Quelles sanctions en cas de non-respect ? Perte de places sur la liste des joueurs (1 place la première année, 2 pour 2 années consécutives, etc. et 5 places à partir d’une quatrième année consécutive). Un club fautif peut aussi être sanctionné de perte de points : 1 point la 1re année, 2 la deuxième consécutive, etc. jusqu’à un maximum de 5 après trois années.
Beaucoup de clubs ont des masses salariales qui représentent à elles-seules 120% de leur chiffre d'affaires!
Le salaire est un point noir pour beaucoup de clubs, qui dépensent trop à ce niveau au regard de leurs performances et, donc, de leurs revenus puisque les droits médias et les rentrées billetteries dépendent du classement de l’équipe. “Vu ce qui est attendu par la Pro League à l’horizon 2027, il va falloir un grand changement”, poursuit Trudo Dejonghe, à propos des 70 % à atteindre. “Une entreprise doit être capable de payer ses salaires avec les seules rentrées du chiffre d’affaires”, et non plus grâce à des revenus exceptionnels comme les rentrées transferts ou des hausses de capital.

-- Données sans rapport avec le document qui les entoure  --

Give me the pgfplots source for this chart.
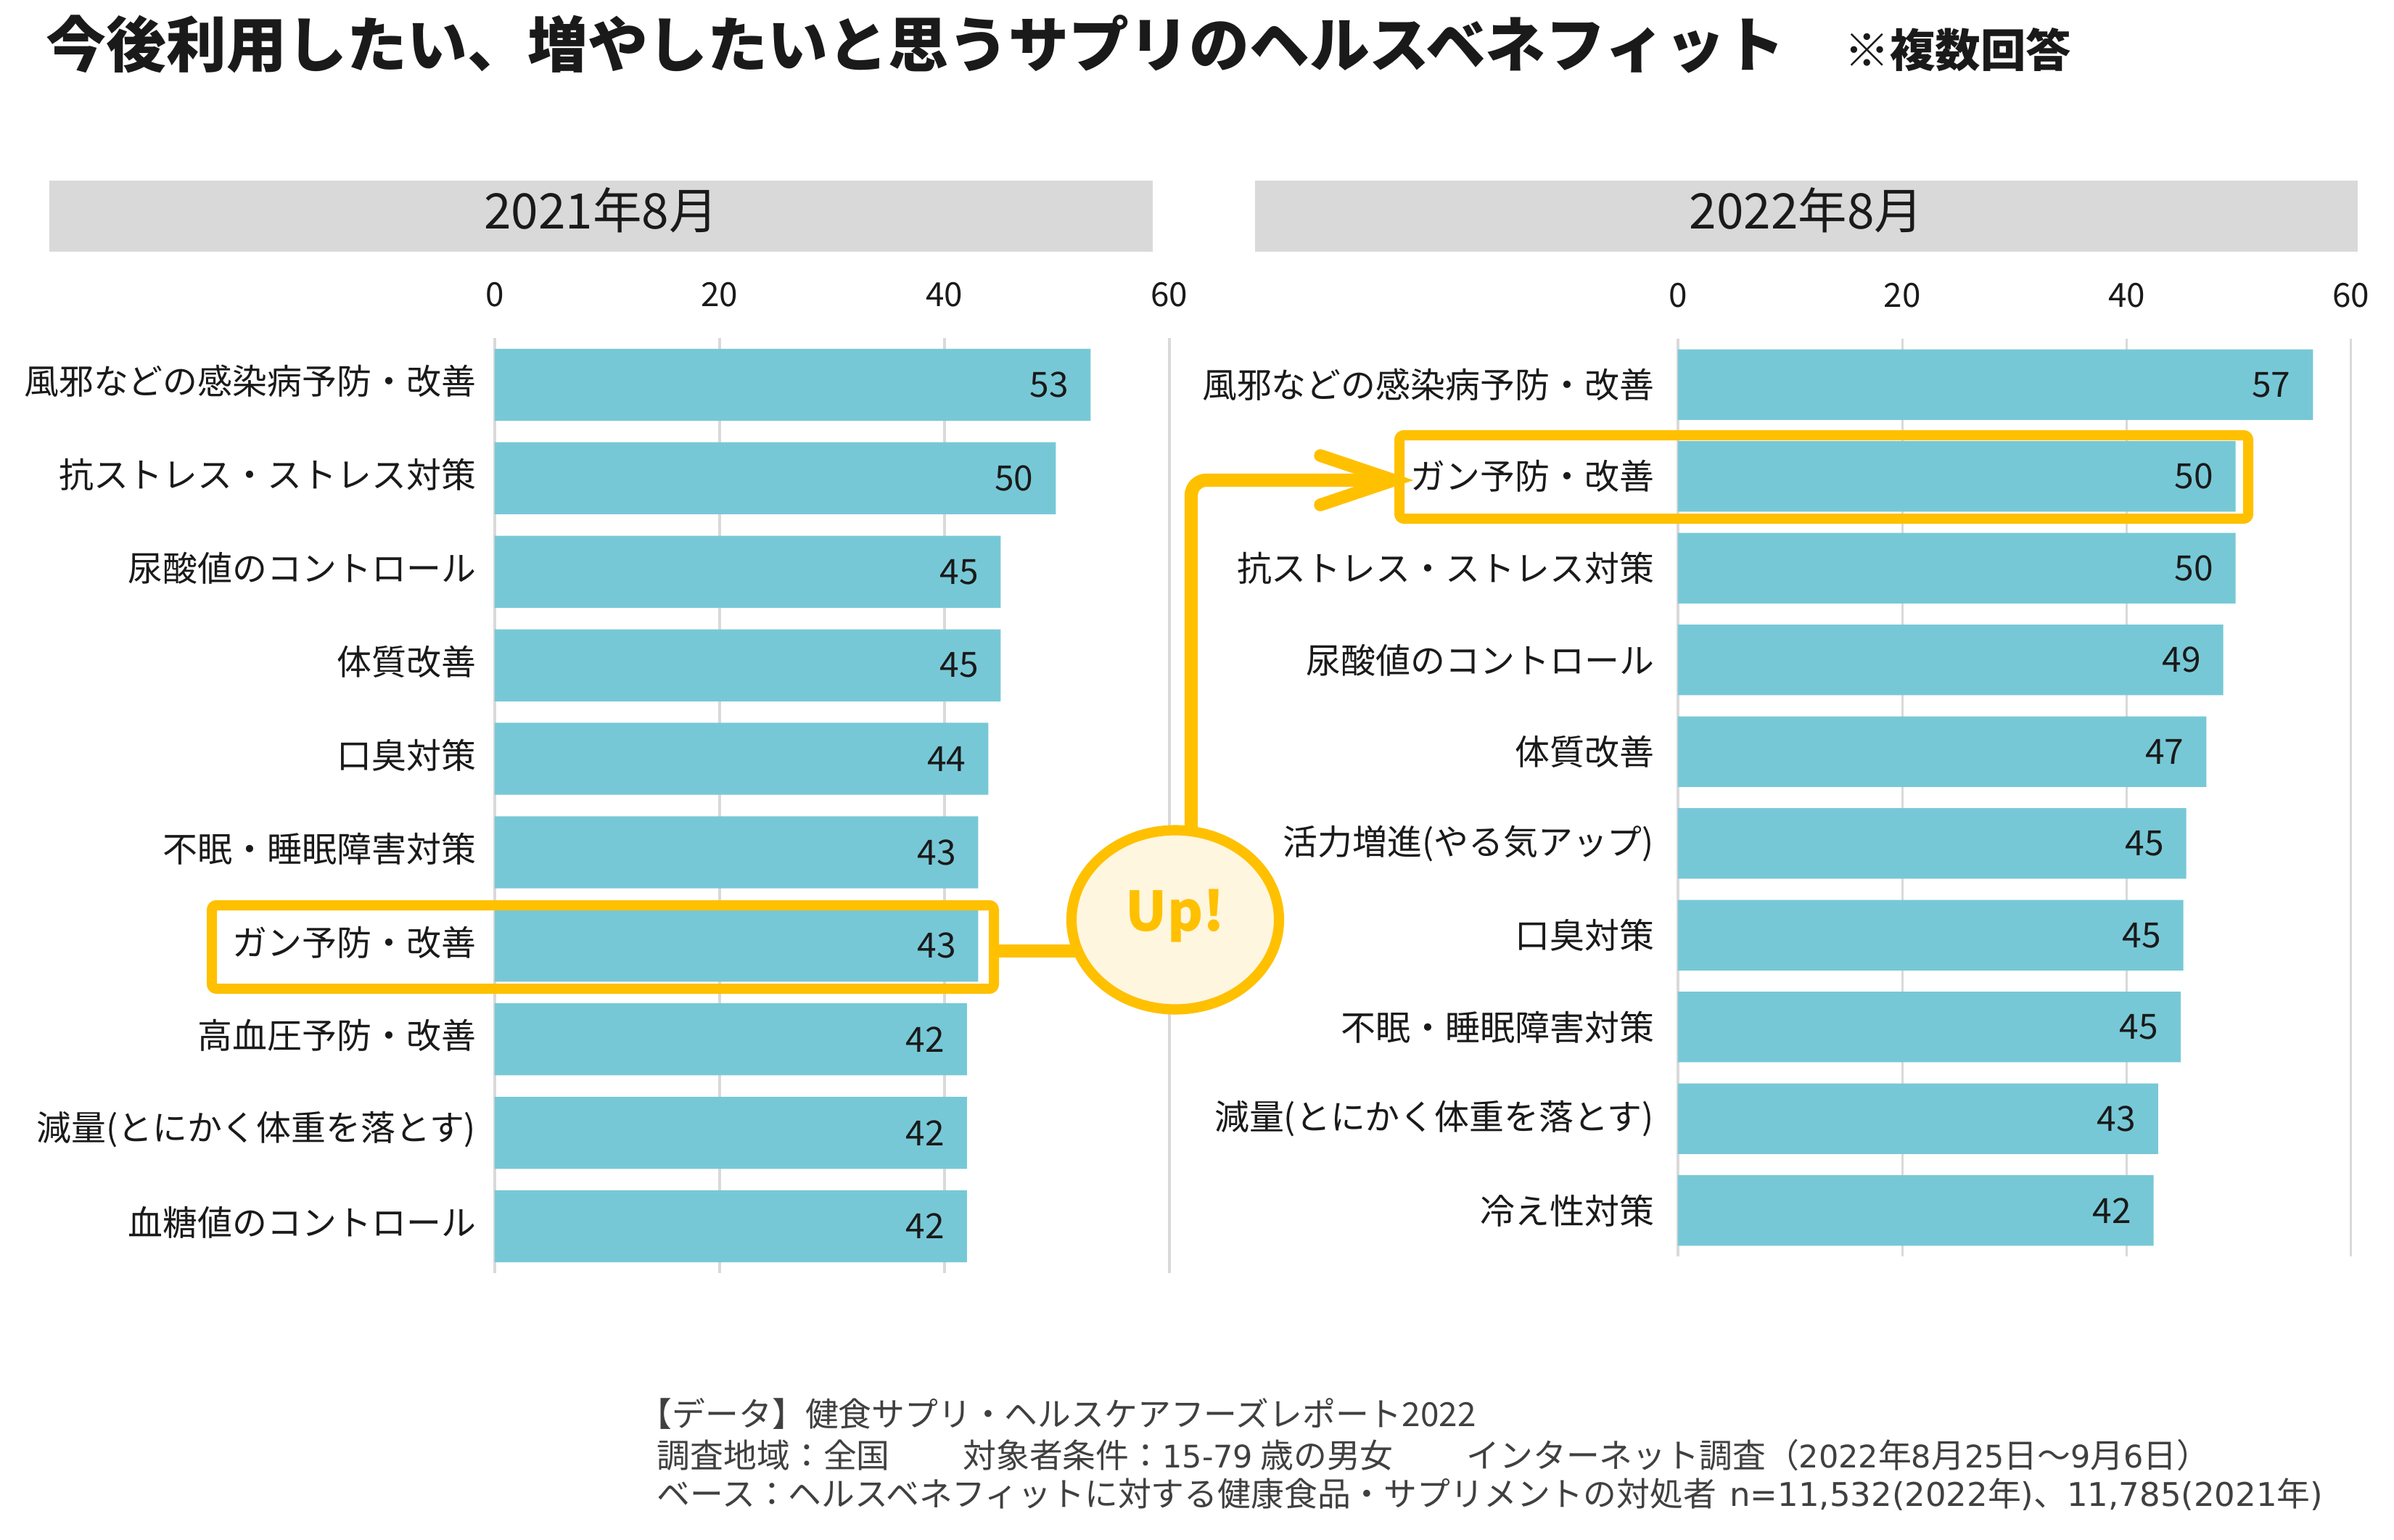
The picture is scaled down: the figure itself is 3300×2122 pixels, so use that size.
\documentclass[border=0pt]{standalone}
\usepackage{fontspec}
\setmainfont{Noto Sans CJK JP}
\newfontfamily\numf{DejaVu Sans}
\usepackage{pgfplots}
\usepackage{pgfplotstable}
\pgfplotsset{compat=1.18}
\definecolor{barc}{HTML}{77C8D6}
\definecolor{hdr}{HTML}{D9D9D9}
\definecolor{ylw}{HTML}{FFC000}
\definecolor{cfill}{HTML}{FEF6DE}
\definecolor{gridc}{HTML}{D9D9D9}
\definecolor{foot}{HTML}{404040}
\definecolor{txt}{HTML}{1A1A1A}

\pgfplotstableread{
i v
0 53.0
1 49.9
2 45.0
3 45.0
4 43.9
5 43.0
6 43.0
7 42.0
8 42.0
9 42.0
}\lefttab

\pgfplotstableread{
i v
0 56.6
1 49.7
2 49.7
3 48.6
4 47.1
5 45.3
6 45.05
7 44.8
8 42.8
9 42.4
}\righttab

\pgfplotsset{panel/.style={
  scale only axis,
  xbar, bar width=0.77, bar shift=0pt,
  xmin=0, xmax=60, xtick={0,20,40,60},
  ymin=-0.5, ymax=9.5, y dir=reverse,
  ytick={0,...,9},
  xticklabel pos=upper,
  axis line style={draw=none},
  major tick length=0pt,
  xmajorgrids, grid style={gridc, line width=0.75pt},
  /pgf/number format/assume math mode=true,
  xticklabel style={font=\fontsize{11}{13}\selectfont, text=txt, inner sep=0pt, yshift=10pt},
  yticklabel style={font=\fontsize{11.5}{14}\selectfont, text=txt},
  point meta=x,
  nodes near coords={\pgfmathprintnumber[fixed,precision=0,assume math mode=true]{\pgfplotspointmeta}},
  every node near coord/.append style={anchor=east, inner sep=0pt, xshift=-7.2pt, font=\fontsize{11.5}{13}\selectfont, text=txt},
}}

\begin{document}
\begin{tikzpicture}
\begin{scope}[x=0.24pt,y=-0.24pt]
\fill[white] (0,0) rectangle (3300,2122);
\fill[hdr] (68,249) rectangle (1589,347);
\fill[hdr] (1730,249) rectangle (3250,347);
\node[text=txt, font=\fontsize{16.2}{19}\selectfont] at (828.5,290) {2021年8月};
\node[text=txt, font=\fontsize{16.2}{19}\selectfont] at (2490,290) {2022年8月};
\node[anchor=base west, inner sep=0pt, text=txt, font=\bfseries\fontsize{19.9}{24}\selectfont] at (63,92) {今後利用したい、増やしたいと思うサプリのヘルスベネフィット};
\node[anchor=base west, inner sep=0pt, text=txt, font=\bfseries\fontsize{15}{18}\selectfont] at (2542,92) {※複数回答};
\end{scope}

\begin{axis}[panel, at={(163.68pt,-421.2pt)}, anchor=south west,
  width=223.2pt, height=309.36pt,
  yticklabel style={inner sep=0pt, xshift=-6pt, yshift=1.2pt},
  yticklabels={風邪などの感染病予防・改善, 抗ストレス・ストレス対策, 尿酸値のコントロール, 体質改善, 口臭対策, 不眠・睡眠障害対策, ガン予防・改善, 高血圧予防・改善, 減量(とにかく体重を落とす), 血糖値のコントロール}]
\addplot[fill=barc, draw=none] table[x=v, y=i] {\lefttab};
\end{axis}

\begin{axis}[panel, at={(555.12pt,-415.68pt)}, anchor=south west,
  width=222.72pt, height=303.6pt,
  yticklabel style={inner sep=0pt, xshift=-7.7pt},
  yticklabels={風邪などの感染病予防・改善, ガン予防・改善, 抗ストレス・ストレス対策, 尿酸値のコントロール, 体質改善, 活力増進(やる気アップ), 口臭対策, 不眠・睡眠障害対策, 減量(とにかく体重を落とす), 冷え性対策}]
\addplot[fill=barc, draw=none] table[x=v, y=i] {\righttab};
\end{axis}

\begin{scope}[x=0.24pt,y=-0.24pt]
% highlight boxes
\draw[ylw, line width=3.36pt, rounded corners=1.5pt] (292,1248) rectangle (1370,1363);
\draw[ylw, line width=3.36pt, rounded corners=1.5pt] (1929,600) rectangle (3099,715);
% connectors
\draw[ylw, line width=4.3pt] (1376,1311) -- (1490,1311);
\draw[ylw, line width=4.4pt, rounded corners=5pt] (1642,1160) -- (1642,662) -- (1915,662);
\draw[ylw, line width=4.2pt, line cap=round, line join=miter] (1820,628) -- (1921,662) -- (1820,696);
% Up! bubble
\draw[ylw, line width=3.4pt, fill=cfill] (1620,1268) ellipse [x radius=143, y radius=123.5];
\node[text=ylw, font=\bfseries\fontsize{18}{21}\selectfont] at (1620,1262) {Up!};
% footnote
\node[anchor=west, inner sep=0pt, text=foot, font=\fontsize{11}{13}\selectfont] at (880,1949) {【データ】健食サプリ・ヘルスケアフーズレポート2022};
\node[anchor=west, inner sep=0pt, text=foot, font=\fontsize{11}{13}\selectfont] at (905,2006) {調査地域：全国\hspace{2.2em}対象者条件：{\numf\fontsize{10.3}{13}\selectfont 15-79} 歳の男女\hspace{2.2em}インターネット調査（{\numf\fontsize{10.3}{13}\selectfont 2022}年{\numf\fontsize{10.3}{13}\selectfont 8}月{\numf\fontsize{10.3}{13}\selectfont 25}日～{\numf\fontsize{10.3}{13}\selectfont 9}月{\numf\fontsize{10.3}{13}\selectfont 6}日）};
\node[anchor=west, inner sep=0pt, text=foot, font=\fontsize{11}{13}\selectfont] at (905,2060) {ベース：ヘルスベネフィットに対する健康食品・サプリメントの対処者\hspace{0.4em}{\numf\fontsize{10.8}{13}\selectfont n=11,532(2022}年{\numf\fontsize{10.8}{13}\selectfont )}、{\numf\fontsize{10.8}{13}\selectfont 11,785(2021}年{\numf\fontsize{10.8}{13}\selectfont )}};
\end{scope}
\end{tikzpicture}
\end{document}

La masse salariale d’Anderlecht (56,9 millions) est largement supérieure au chiffre d'affaires (38M), par exemple. “Beaucoup de clubs ont une masse salariale qui représente à elle seule 120 % ou plus du chiffre d’affaires. Vous imaginez ? D’où le besoin de vendre pour survivre. C’est d’ailleurs le modèle de la ligue belge : revendre des joueurs formés ou achetés jeunes pour faire des bénéfices.”
Mais ce modèle ne suffit même plus pour aboutir à un équilibre. Les coûts de fonctionnement – les salaires en tête – sont tels que les bilans de fin de saison sont négatifs pour neuf des treize clubs qui ont publié leurs comptes 2021-22, même lorsqu’on ajoute les rentrées transferts. Et encore, il est à peine positif pour les autres. Ou il l’est grâce à une opération financière exceptionnelle de 33 millions, dans le cas d’Anderlecht, par exemple.
3. Hausse de capital : la bouée de secours, mais jusqu’à quand ?
Depuis quelques années, à défaut d’être colmatées, les fuites sont compensées par de gros apports financiers des propriétaires. La Ligue a calculé qu’il y a eu 363 millions € de hausses de capital dans seize clubs de D1 et D2 entre 2019 et 2022. Ce procédé était plafonné avant 2020 à hauteur de 30 millions € sur trois ans. Mais la limite a sauté au nom de la crise financière provoquée par le Covid… et n’est jamais réapparue. “Maintenant que le Covid est passé, il faut réadapter cette règle. Le gouvernement fédéral doit dire que les hausses de capital sans fin, c’est terminé”, estime Trudo Dejonghe.
Car même dans le nouveau plan, ces injections artificielles peuvent encore compenser des manquements au niveau fonds propres et salaires. Jusqu’à quand les investisseurs vont-ils remplir le tonneau des Danaïdes de Pro League ? Et que se passera-t-il lorsqu’ils diront “stop”, avec des clubs cumulant dettes et fonds propres négatifs ? C’est toute la question.